To achieve the necessary precise control in a high-resistance environment, the collaborators used a third electrode that acted as a feedback mechanism to help maintain and control the potential across the nanopipette.

Where most scRNA-seq methods involve killing the cell from which messenger RNA is taken, the UCSC method leaves cells alive for further sampling, taking only between 1 and 5 percent of the cell's mRNA per sampling event.

While the length of time cells remain viable is heavily influenced by lab- and experiment-dependent factors, Pourmand commented that there are limits on how frequently sampling can occur.

"If we sample the cells every 15 minutes, it does not change cell either morphology or activity," he said. "If [intervals are] less than 15 minutes then cells start changing morphology. [Taking] out more than 1 percent of cell content also affects cells."

The utility of longitudinal data in single-cell spatial transcriptomics is well known and numerous methods attempt to address it.
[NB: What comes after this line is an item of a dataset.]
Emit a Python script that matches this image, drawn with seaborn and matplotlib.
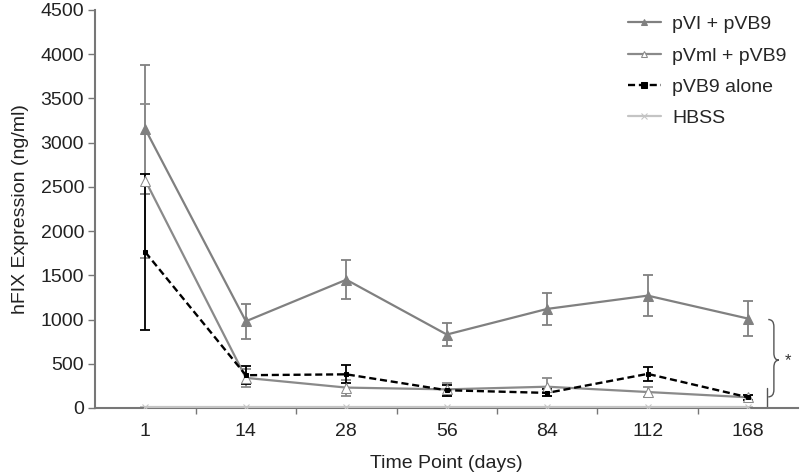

As Pourmand suggests in his group's published study, theirs does appear to be the only technique currently available that enables repeat sampling of the same cell at scale.

Transcriptome in vivo analysis (TIVA), for example, enters cell membranes via a cell-penetrating peptide. Upon activation, a light-activated biotin tag is used to bind the poly-A tails of mRNA, capturing mRNA within live cells and intact tissues in a relatively noninvasive manner. While this technique allows scientists to explore single-cell transcriptomes in the context of their natural microenvironment and with clear spatial resolution, it is relatively low throughput with regard to the number of cells that can be analyzed.

Another method called Geo-seq combines scRNA-seq with laser capture microdissection. In this way, cells of interest are geographically marked by imaging then unwanted cells are cut away via infrared or ultraviolet capture systems. The mRNA from target cells is then harvested and sequenced. As with TIVA, however, this is not an easily scalable technique. It also risks contamination from neighboring cells and killing the cells of interest during mRNA collection.

Nvigen's Fu said the company is exploring potential commercial opportunities with Pourmand's lab but that it is too early to comment on them at this time.

The Santa Clara, California-based company has applied its magnetic field gradient-controlled nanoparticle expertise to cell-free DNA extraction. In 2021, the company presented data demonstrating that its Nvigen X Cancer Precision Profiling assay accurately monitors dynamic changes in circulating tumor DNA.

In the current proof-of-concept study, NERNST-Seq was compared to other library preparation methods and resulted in significantly higher sequencing library yields compared to other methods.

Fu sees NERNST-Seq applications in therapeutic response monitoring, drug selection for precision oncology, and tumor evolution studies, among others. The company has begun marketing NERNST-Seq but, with the paper so recently published, has not yet seen it put to use by a customer. Fu commented that Nvigen is currently discussing several potential collaborations with oncologists.

"We are applying for more grants to run more application studies that will help address specific biomedical questions such as efficient drug screening, drug resistance mechanism, cancer metastatic profiling, [and] cancer-immune cell interactions," Fu said.

Pourmand, meanwhile, is exploring the multiomic potential of the integrated nanopipetting and NERNST-Seq method.

"Efforts are underway to be able to detect multiple different targets at once in a single cell," he said.